A veces quisiera ser feliz. . . ¡Como mi gata!
Basta un grillo para ponerla en movimiento. Sus horizontes se amplían
cuando, de reojo, lo mira saltar y deja la comodidad de la silla para ir a la caza
del insecto.
Si sale el sol, la tierra húmeda o la silla con vinilo, son aposentos
donde acurruca su pereza, una que, sin pena o congoja, disfruta con harta
paciencia.
El plato de la cocina contiene siempre las viandas perfectas, ya sean
sobras de comida o las croquetas del día anterior. Sin prisas y con deleite, come
a sus horas, que por cierto, nunca son las mismas.
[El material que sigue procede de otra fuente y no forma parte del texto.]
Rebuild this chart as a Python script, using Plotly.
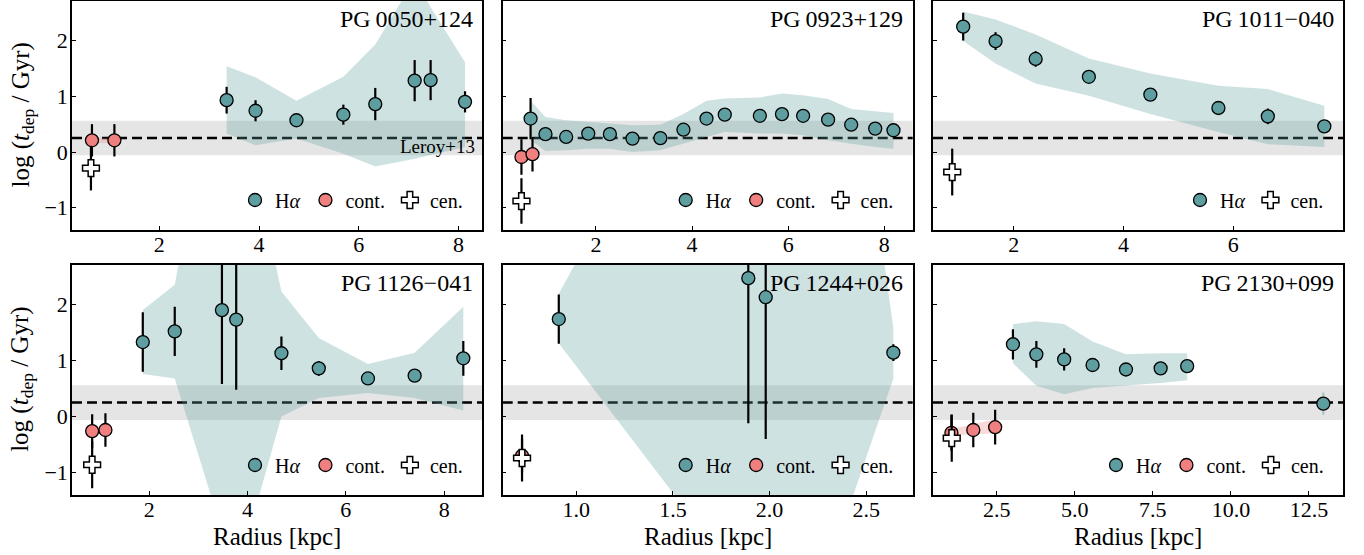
import plotly.graph_objects as go
from plotly.subplots import make_subplots

# ---------------- data ----------------
titles = ["PG\u20090050+124", "PG\u20090923+129", "PG\u20091011\u2212040",
          "PG\u20091126\u2212041", "PG\u20091244+026", "PG\u20092130+099"]

# Panel 1: PG 0050+124
p1_ha_r = [3.35, 3.93, 4.75, 5.69, 6.33, 7.12, 7.44, 8.13]
p1_ha_v = [0.93, 0.74, 0.57, 0.67, 0.86, 1.28, 1.29, 0.90]
p1_ha_e = [0.24, 0.19, 0.05, 0.18, 0.29, 0.37, 0.36, 0.19]
p1_band_hi = [1.54, 1.34, 0.92, 1.35, 1.93, 3.10, 2.60, 1.61]
p1_band_lo = [0.33, 0.12, 0.24, -0.03, -0.26, -0.12, -0.06, 0.09]
p1_co_r = [0.65, 1.10]
p1_co_v = [0.21, 0.21]
p1_co_e = [0.29, 0.29]
p1_co_hi = [0.25, 0.25]
p1_co_lo = [0.16, 0.16]
p1_ce_r = [0.63]
p1_ce_v = [-0.29]
p1_ce_e = [0.40]

# Panel 2: PG 0923+129
p2_ha_r = [0.64, 0.95, 1.38, 1.84, 2.29, 2.76, 3.34, 3.82, 4.30, 4.68, 5.41, 5.87, 6.31, 6.83, 7.31, 7.81, 8.19]
p2_ha_v = [0.60, 0.32, 0.27, 0.33, 0.32, 0.24, 0.25, 0.40, 0.60, 0.67, 0.65, 0.68, 0.65, 0.58, 0.49, 0.42, 0.39]
p2_ha_e = [0.37, 0.12, 0.06, 0.06, 0.06, 0.06, 0.06, 0.08, 0.08, 0.08, 0.06, 0.06, 0.06, 0.08, 0.06, 0.06, 0.06]
p2_band_hi = [0.92, 0.63, 0.57, 0.54, 0.52, 0.48, 0.49, 0.68, 0.92, 0.96, 0.98, 1.05, 1.02, 0.95, 0.77, 0.73, 0.70]
p2_band_lo = [0.21, 0.02, 0.03, 0.06, 0.06, 0.00, 0.03, 0.15, 0.27, 0.36, 0.33, 0.33, 0.30, 0.21, 0.15, 0.09, 0.06]
p2_co_r = [0.45, 0.68]
p2_co_v = [-0.09, -0.04]
p2_co_e = [0.32, 0.31]
p2_co_hi = [-0.02, 0.00]
p2_co_lo = [-0.20, -0.12]
p2_ce_r = [0.45]
p2_ce_v = [-0.88]
p2_ce_e = [0.41]

# Panel 3: PG 1011-040
p3_ha_r = [1.08, 1.67, 2.40, 3.37, 4.49, 5.73, 6.63, 7.66]
p3_ha_v = [2.25, 1.99, 1.67, 1.35, 1.03, 0.79, 0.64, 0.46]
p3_ha_e = [0.25, 0.16, 0.14, 0.06, 0.06, 0.06, 0.14, 0.06]
p3_band_hi = [2.52, 2.38, 2.11, 1.68, 1.41, 1.19, 1.13, 0.83]
p3_band_lo = [1.99, 1.59, 1.23, 1.01, 0.68, 0.36, 0.14, 0.09]
p3_ce_r = [0.88]
p3_ce_v = [-0.36]
p3_ce_e = [0.42]

# Panel 4: PG 1126-041
p4_ha_r = [1.87, 2.52, 3.48, 3.77, 4.69, 5.45, 6.45, 7.40, 8.39]
p4_ha_v = [1.33, 1.52, 1.90, 1.73, 1.13, 0.86, 0.68, 0.73, 1.04]
p4_ha_e = [0.53, 0.44, 1.32, 1.25, 0.30, 0.13, 0.06, 0.06, 0.31]
p4_band_hi = [1.90, 2.35, 6.90, 6.00, 2.23, 1.40, 0.94, 1.14, 1.96]
p4_band_lo = [0.76, 0.68, -2.04, -2.87, 0.00, 0.33, 0.42, 0.33, 0.11]
p4_co_r = [0.84, 1.11]
p4_co_v = [-0.26, -0.24]
p4_co_e = [0.30, 0.30]
p4_ce_r = [0.84]
p4_ce_v = [-0.86]
p4_ce_e = [0.42]

# Panel 5: PG 1244+026
p5_ha_r = [0.91, 1.89, 1.98, 2.64]
p5_ha_v = [1.74, 2.47, 2.13, 1.14]
p5_ha_e = [0.44, 2.59, 2.53, 0.15]
p5_band_hi = [2.19, 8.40, 18.0, 1.58]
p5_band_lo = [1.31, -3.13, -5.94, 0.68]
p5_co_r = [0.72]
p5_co_v = [-0.70]
p5_co_e = [0.30]
p5_ce_r = [0.72]
p5_ce_v = [-0.74]
p5_ce_e = [0.42]

# Panel 6: PG 2130+099
p6_ha_r = [3.02, 3.77, 4.66, 5.57, 6.64, 7.75, 8.60]
p6_ha_v = [1.29, 1.11, 1.02, 0.92, 0.84, 0.86, 0.90]
p6_ha_e = [0.27, 0.24, 0.20, 0.06, 0.06, 0.06, 0.06]
p6_band_hi = [1.65, 1.70, 1.65, 1.34, 1.11, 1.13, 1.13]
p6_band_lo = [0.95, 0.55, 0.40, 0.51, 0.55, 0.60, 0.65]
p6_out_r = [12.96]
p6_out_v = [0.23]
p6_out_e = [0.20]
p6_co_r = [1.05, 1.75, 2.45]
p6_co_v = [-0.29, -0.24, -0.19]
p6_co_e = [0.32, 0.31, 0.31]
p6_co_hi = [-0.22, -0.14, -0.05]
p6_co_lo = [-0.34, -0.32, -0.30]
p6_ce_r = [1.06]
p6_ce_v = [-0.385]
p6_ce_e = [0.42]

leroy_value = 0.25
leroy_lo = -0.06
leroy_hi = 0.56

x_ranges = [[0.25, 8.47], [0.06, 8.59], [0.53, 8.0], [0.43, 8.77], [0.62, 2.74], [0.46, 13.59]]
x_ticks = [[2, 4, 6, 8], [2, 4, 6, 8], [2, 4, 6], [2, 4, 6, 8], [1.0, 1.5, 2.0, 2.5], [2.5, 5.0, 7.5, 10.0, 12.5]]
x_fmt = ["d", "d", "d", "d", ".1f", ".1f"]
y_range = [-1.4, 2.71]
y_ticks = [-1, 0, 1, 2]

panels = [
    dict(ha=(p1_ha_r, p1_ha_v, p1_ha_e), band=(p1_ha_r, p1_band_hi, p1_band_lo),
         co=(p1_co_r, p1_co_v, p1_co_e), coband=(p1_co_r, p1_co_hi, p1_co_lo),
         ce=(p1_ce_r, p1_ce_v, p1_ce_e)),
    dict(ha=(p2_ha_r, p2_ha_v, p2_ha_e), band=(p2_ha_r, p2_band_hi, p2_band_lo),
         co=(p2_co_r, p2_co_v, p2_co_e), coband=(p2_co_r, p2_co_hi, p2_co_lo),
         ce=(p2_ce_r, p2_ce_v, p2_ce_e)),
    dict(ha=(p3_ha_r, p3_ha_v, p3_ha_e), band=(p3_ha_r, p3_band_hi, p3_band_lo),
         co=None, coband=None, ce=(p3_ce_r, p3_ce_v, p3_ce_e)),
    dict(ha=(p4_ha_r, p4_ha_v, p4_ha_e), band=(p4_ha_r, p4_band_hi, p4_band_lo),
         co=(p4_co_r, p4_co_v, p4_co_e), coband=None, ce=(p4_ce_r, p4_ce_v, p4_ce_e)),
    dict(ha=(p5_ha_r, p5_ha_v, p5_ha_e), band=(p5_ha_r, p5_band_hi, p5_band_lo),
         co=(p5_co_r, p5_co_v, p5_co_e), coband=None, ce=(p5_ce_r, p5_ce_v, p5_ce_e)),
    dict(ha=(p6_ha_r, p6_ha_v, p6_ha_e), band=(p6_ha_r, p6_band_hi, p6_band_lo),
         co=(p6_co_r, p6_co_v, p6_co_e), coband=(p6_co_r, p6_co_hi, p6_co_lo),
         ce=(p6_ce_r, p6_ce_v, p6_ce_e), out=(p6_out_r, p6_out_v, p6_out_e)),
]

# ---------------- style ----------------
W, H = 1364, 555
FONT = "Liberation Serif, Times New Roman, serif"
TEAL = "#5f9ea0"
TEAL_FILL = "rgba(95,158,160,0.30)"
PINK = "#f08080"
PINK_FILL = "rgba(240,128,128,0.30)"

col_px = [(72, 482), (502.7, 912.7), (933, 1343)]
row_px = [(1, 230), (264.7, 495)]

fig = make_subplots(rows=2, cols=3)

for i, p in enumerate(panels):
    r, c = divmod(i, 3)
    xa = "x" if i == 0 else f"x{i+1}"
    ya = "y" if i == 0 else f"y{i+1}"
    lg = "legend" if i == 0 else f"legend{i+1}"

    bx, bhi, blo = p["band"]
    fig.add_trace(go.Scatter(x=list(bx) + list(bx)[::-1], y=list(bhi) + list(blo)[::-1],
                             fill="toself", fillcolor=TEAL_FILL, line=dict(width=0),
                             mode="lines", showlegend=False, hoverinfo="skip",
                             xaxis=xa, yaxis=ya))
    if p.get("coband"):
        cx, chi, clo = p["coband"]
        fig.add_trace(go.Scatter(x=list(cx) + list(cx)[::-1], y=list(chi) + list(clo)[::-1],
                                 fill="toself", fillcolor=PINK_FILL, line=dict(width=0),
                                 mode="lines", showlegend=False, hoverinfo="skip",
                                 xaxis=xa, yaxis=ya))
    hx, hv, he = p["ha"]
    fig.add_trace(go.Scatter(x=hx, y=hv, mode="markers", name="H<i>α</i>",
                             marker=dict(size=13, color=TEAL, line=dict(color="black", width=1.3)),
                             error_y=dict(type="data", array=he, color="black", thickness=2.2, width=0),
                             legend=lg, xaxis=xa, yaxis=ya))
    if p.get("out"):
        ox, ov, oe = p["out"]
        fig.add_trace(go.Scatter(x=ox, y=ov, mode="markers", showlegend=False,
                                 marker=dict(size=13, color=TEAL, line=dict(color="black", width=1.3)),
                                 error_y=dict(type="data", array=oe, color="rgba(120,160,160,0.5)",
                                              thickness=2.2, width=0),
                                 xaxis=xa, yaxis=ya))
    if p.get("co"):
        kx, kv, ke = p["co"]
        fig.add_trace(go.Scatter(x=kx, y=kv, mode="markers", name="cont.",
                                 marker=dict(size=13, color=PINK, line=dict(color="black", width=1.3)),
                                 error_y=dict(type="data", array=ke, color="black", thickness=2.2, width=0),
                                 legend=lg, xaxis=xa, yaxis=ya))
    ex, ev, ee = p["ce"]
    fig.add_trace(go.Scatter(x=ex, y=ev, mode="markers", name="cen.",
                             marker=dict(size=14, symbol="cross", color="white",
                                         line=dict(color="black", width=1.5)),
                             error_y=dict(type="data", array=ee, color="black", thickness=2.2, width=0),
                             legend=lg, xaxis=xa, yaxis=ya))

    # Leroy+13 band and line
    fig.add_shape(type="rect", xref=f"{xa} domain", yref=ya, x0=0, x1=1,
                  y0=leroy_lo, y1=leroy_hi, fillcolor="rgba(0,0,0,0.10)",
                  line=dict(width=0), layer="below")
    fig.add_shape(type="line", xref=f"{xa} domain", yref=ya, x0=0, x1=1,
                  y0=leroy_value, y1=leroy_value,
                  line=dict(color="black", width=2.4, dash="10px,5px"), layer="below")

    x0p, x1p = col_px[c]
    y0p, y1p = row_px[r]
    xd = [x0p / W, x1p / W]
    yd = [(H - y1p) / H, (H - y0p) / H]
    axis_common = dict(showline=True, linecolor="black", linewidth=1.5, mirror=True,
                       ticks="inside", ticklen=4, tickwidth=1.2, tickcolor="black",
                       showgrid=False, zeroline=False,
                       tickfont=dict(family=FONT, size=22, color="black"))
    fig.layout[f"xaxis{'' if i == 0 else i+1}"].update(
        domain=xd, range=x_ranges[i], tickvals=x_ticks[i], tickformat=x_fmt[i],
        anchor=ya, ticklabelstandoff=-6, **axis_common)
    fig.layout[f"yaxis{'' if i == 0 else i+1}"].update(
        domain=yd, range=y_range, tickvals=y_ticks, showticklabels=(c == 0),
        anchor=xa, ticklabelstandoff=-2, **axis_common)

    # legend
    fig.layout[lg] = dict(orientation="h", xanchor="right", yanchor="middle",
                          x=(x1p - 14) / W, y=(H - (y1p - 30)) / H,
                          bgcolor="rgba(0,0,0,0)", borderwidth=0,
                          font=dict(family=FONT, size=20, color="black"),
                          itemwidth=30, tracegroupgap=0)

    # panel title
    fig.add_annotation(text=titles[i], xref=f"{xa} domain", yref=f"{ya} domain",
                       x=0.982, y=0.985, xanchor="right", yanchor="top", showarrow=False,
                       font=dict(family=FONT, size=24, color="black"))

# Leroy+13 label
fig.add_annotation(text="Leroy+13", xref="x domain", yref="y", x=0.988, y=0.10,
                   xanchor="right", yanchor="middle", showarrow=False,
                   font=dict(family=FONT, size=19, color="black"))

# axis titles
for c in range(3):
    x0p, x1p = col_px[c]
    fig.add_annotation(text="Radius [kpc]", xref="paper", yref="paper",
                       x=(x0p + x1p) / 2 / W, y=(H - 536) / H, xanchor="center", yanchor="middle",
                       showarrow=False, font=dict(family=FONT, size=25, color="black"))
for r in range(2):
    y0p, y1p = row_px[r]
    fig.add_annotation(text="log (<i>t</i><sub>dep</sub> / Gyr)", xref="paper", yref="paper",
                       x=22 / W, y=(H - (y0p + y1p) / 2) / H, xanchor="center", yanchor="middle",
                       textangle=-90, showarrow=False, font=dict(family=FONT, size=25, color="black"))

fig.update_layout(width=W, height=H, margin=dict(l=0, r=0, t=0, b=0),
                  paper_bgcolor="white", plot_bgcolor="white",
                  font=dict(family=FONT, color="black"))

fig.write_html("out.html")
Sin saber el refrán de “el ave canta aunque la rama cruja, porque sabe
lo que son sus alas”, se queda en la habitación aunque mi perro entre pues, ¿no
dicen por ahí algo bueno sobre la agilidad de un gato? Ella no menosprecia al
perro pero, ¡nada como un buen salto para librar el obstáculo!
Disfruta de la gente y se deja acariciar. Pero, cuando el amor deja de
verse en el plato o en los mimos, sanamente, sin apegos y con toda dignidad,
inicia el peregrinar hasta donde vuelva a ser apreciado.
El sol no es su único inspirador porque, ¡quién se perdería de las
parrandas bajo la luna!
Su límite, para merodear la vida, no se encuentra sobre el piso.
Tejados, árboles y bardas son, para ella, atractivos nuevos caminos que
explorar.
Mi gato, en pocas palabras, hace lo que le viene en gana. No le gusta
obedecer, ni se place en las rutinas. Vive con lo mínimo y lo disfruta. . . ¡Al
máximo!
Por eso digo que, ¡Quién tuviera la vida de mi gato!